*TASK DESCRIPTION:*
Copy exactly the lines from the one containing "Convert this chart" through the one containing "from matplotlib.patches import Polygon", both included, and leave out any pictures.

*EXCERPTED DATA:*
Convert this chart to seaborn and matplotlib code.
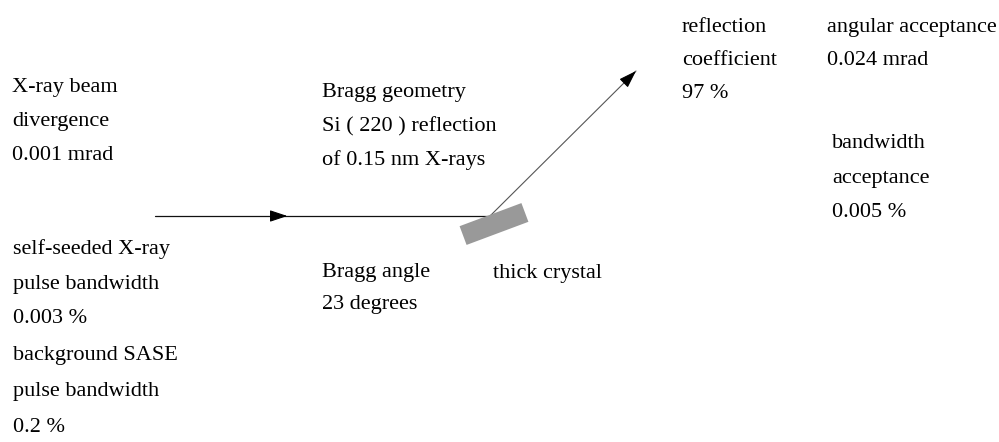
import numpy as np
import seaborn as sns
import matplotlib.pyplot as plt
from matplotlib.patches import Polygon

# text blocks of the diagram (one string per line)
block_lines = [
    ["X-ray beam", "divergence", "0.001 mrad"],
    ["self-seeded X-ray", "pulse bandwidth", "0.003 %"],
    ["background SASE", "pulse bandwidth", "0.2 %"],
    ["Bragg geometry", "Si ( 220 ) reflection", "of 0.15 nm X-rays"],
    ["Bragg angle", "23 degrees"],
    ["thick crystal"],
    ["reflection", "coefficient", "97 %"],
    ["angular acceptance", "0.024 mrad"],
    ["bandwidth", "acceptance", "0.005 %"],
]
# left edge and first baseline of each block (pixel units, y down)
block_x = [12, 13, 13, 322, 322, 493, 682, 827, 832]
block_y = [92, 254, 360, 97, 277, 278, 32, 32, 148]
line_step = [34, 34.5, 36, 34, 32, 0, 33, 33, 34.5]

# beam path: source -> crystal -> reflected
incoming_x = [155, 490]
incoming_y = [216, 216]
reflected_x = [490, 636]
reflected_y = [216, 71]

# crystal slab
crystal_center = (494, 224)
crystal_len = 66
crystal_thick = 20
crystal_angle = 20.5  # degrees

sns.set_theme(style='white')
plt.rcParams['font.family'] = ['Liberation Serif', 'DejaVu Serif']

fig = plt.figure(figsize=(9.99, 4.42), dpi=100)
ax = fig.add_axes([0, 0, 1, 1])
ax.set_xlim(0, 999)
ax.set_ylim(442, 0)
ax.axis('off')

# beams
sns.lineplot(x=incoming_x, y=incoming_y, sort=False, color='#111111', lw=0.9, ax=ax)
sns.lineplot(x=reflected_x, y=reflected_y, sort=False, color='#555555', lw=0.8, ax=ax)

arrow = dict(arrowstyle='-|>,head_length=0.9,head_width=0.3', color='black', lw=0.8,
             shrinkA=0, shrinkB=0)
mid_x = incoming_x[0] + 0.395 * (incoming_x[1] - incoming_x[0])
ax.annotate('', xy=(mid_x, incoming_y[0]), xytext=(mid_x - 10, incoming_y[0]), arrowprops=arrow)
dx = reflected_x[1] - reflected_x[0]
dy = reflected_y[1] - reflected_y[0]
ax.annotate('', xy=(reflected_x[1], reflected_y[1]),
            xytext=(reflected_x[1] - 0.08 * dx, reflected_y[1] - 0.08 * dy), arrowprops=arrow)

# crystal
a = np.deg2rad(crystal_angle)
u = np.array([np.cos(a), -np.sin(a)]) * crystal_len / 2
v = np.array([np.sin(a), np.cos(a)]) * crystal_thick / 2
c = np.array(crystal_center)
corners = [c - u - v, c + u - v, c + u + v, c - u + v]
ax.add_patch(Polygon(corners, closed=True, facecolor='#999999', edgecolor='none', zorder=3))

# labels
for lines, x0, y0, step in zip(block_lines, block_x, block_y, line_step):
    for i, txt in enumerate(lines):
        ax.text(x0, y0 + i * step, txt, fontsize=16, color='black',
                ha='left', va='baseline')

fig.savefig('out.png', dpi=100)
...
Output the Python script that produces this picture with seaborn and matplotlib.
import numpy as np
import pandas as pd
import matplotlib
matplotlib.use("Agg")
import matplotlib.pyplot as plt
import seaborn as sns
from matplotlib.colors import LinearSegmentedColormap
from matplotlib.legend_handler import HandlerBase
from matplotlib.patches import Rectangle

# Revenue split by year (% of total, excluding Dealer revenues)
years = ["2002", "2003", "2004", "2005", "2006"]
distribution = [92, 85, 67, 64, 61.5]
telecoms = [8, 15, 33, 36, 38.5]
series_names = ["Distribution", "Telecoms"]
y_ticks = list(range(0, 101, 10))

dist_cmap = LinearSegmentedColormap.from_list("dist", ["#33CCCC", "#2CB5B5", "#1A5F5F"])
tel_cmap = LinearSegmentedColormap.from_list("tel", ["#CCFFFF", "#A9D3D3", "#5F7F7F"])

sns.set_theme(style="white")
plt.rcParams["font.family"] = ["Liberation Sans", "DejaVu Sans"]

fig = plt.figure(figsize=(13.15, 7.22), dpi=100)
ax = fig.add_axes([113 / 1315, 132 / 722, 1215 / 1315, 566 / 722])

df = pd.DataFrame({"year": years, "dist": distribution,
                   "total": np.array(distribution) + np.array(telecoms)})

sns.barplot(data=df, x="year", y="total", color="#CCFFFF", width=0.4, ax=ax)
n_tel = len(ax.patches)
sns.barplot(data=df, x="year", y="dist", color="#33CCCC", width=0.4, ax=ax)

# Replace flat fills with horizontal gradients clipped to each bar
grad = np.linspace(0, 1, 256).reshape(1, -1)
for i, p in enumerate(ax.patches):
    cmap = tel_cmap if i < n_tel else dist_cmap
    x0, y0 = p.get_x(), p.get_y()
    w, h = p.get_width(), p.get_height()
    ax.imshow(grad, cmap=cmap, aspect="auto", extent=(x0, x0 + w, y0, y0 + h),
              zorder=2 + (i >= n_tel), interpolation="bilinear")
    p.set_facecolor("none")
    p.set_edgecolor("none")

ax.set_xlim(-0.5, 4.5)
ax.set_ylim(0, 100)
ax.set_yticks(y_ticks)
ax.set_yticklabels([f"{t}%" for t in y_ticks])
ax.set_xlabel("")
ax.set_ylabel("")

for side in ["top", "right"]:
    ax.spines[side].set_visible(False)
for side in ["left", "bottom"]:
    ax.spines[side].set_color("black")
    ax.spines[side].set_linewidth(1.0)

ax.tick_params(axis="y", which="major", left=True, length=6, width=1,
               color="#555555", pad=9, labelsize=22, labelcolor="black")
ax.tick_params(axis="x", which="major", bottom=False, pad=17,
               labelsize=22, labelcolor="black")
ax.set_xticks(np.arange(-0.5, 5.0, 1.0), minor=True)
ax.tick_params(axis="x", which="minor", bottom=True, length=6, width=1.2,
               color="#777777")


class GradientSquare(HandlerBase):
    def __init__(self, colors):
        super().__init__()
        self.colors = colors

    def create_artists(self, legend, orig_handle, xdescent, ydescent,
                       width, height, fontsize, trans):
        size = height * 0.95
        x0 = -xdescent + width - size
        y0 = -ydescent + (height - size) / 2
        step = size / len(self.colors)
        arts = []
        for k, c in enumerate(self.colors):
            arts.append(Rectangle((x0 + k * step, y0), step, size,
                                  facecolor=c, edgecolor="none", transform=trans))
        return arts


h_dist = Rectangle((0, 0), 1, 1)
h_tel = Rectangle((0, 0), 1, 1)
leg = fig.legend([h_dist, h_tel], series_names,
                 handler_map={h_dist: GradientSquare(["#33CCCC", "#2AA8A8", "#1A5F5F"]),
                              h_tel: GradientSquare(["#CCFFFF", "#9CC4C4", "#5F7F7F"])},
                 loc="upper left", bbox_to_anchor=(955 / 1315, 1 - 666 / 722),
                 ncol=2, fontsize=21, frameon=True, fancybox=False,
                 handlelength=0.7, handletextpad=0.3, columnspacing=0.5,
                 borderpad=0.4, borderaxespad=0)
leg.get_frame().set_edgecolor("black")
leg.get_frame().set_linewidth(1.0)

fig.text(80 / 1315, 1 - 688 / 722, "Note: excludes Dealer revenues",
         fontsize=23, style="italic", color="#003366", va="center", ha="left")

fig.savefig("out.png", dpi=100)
---
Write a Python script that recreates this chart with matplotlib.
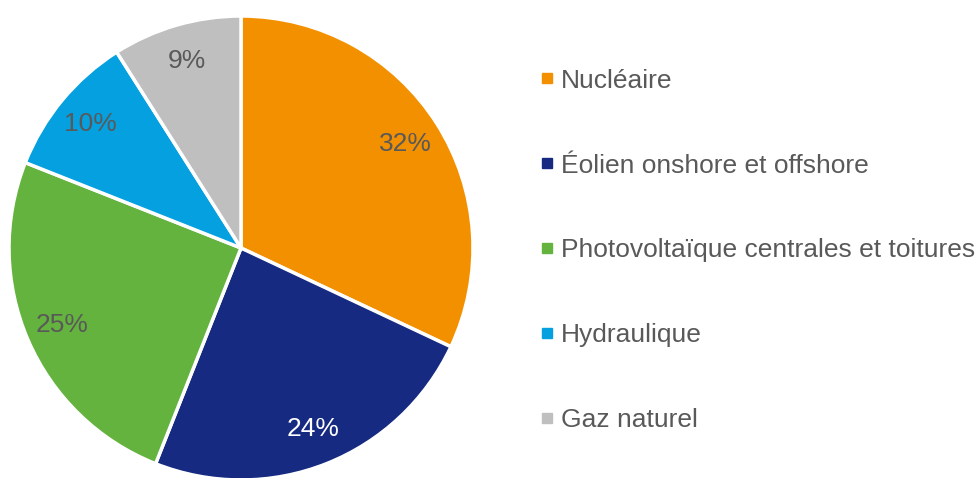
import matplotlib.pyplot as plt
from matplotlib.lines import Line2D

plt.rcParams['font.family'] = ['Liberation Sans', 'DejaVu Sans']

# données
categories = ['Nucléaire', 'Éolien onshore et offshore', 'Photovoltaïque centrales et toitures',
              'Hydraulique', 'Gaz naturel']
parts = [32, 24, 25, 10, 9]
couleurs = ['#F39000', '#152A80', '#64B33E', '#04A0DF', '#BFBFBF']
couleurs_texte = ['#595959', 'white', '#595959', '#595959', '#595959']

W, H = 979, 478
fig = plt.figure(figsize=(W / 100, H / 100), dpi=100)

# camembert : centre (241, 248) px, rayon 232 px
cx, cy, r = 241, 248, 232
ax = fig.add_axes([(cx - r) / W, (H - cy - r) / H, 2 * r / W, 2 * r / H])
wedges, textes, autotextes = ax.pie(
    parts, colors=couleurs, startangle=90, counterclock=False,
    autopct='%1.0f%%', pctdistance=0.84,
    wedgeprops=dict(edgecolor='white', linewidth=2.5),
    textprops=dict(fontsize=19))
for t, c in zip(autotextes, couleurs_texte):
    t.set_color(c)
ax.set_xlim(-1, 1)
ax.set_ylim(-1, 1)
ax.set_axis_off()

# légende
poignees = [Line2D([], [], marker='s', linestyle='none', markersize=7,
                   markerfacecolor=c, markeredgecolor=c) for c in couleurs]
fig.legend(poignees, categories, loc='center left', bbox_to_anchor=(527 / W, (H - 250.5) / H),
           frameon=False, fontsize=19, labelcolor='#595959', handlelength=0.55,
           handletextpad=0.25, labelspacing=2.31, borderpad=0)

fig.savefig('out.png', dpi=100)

*SOLUTION TO THE PROBLEM:*
Convert this chart to seaborn and matplotlib code.
import numpy as np
import seaborn as sns
import matplotlib.pyplot as plt
from matplotlib.patches import Polygon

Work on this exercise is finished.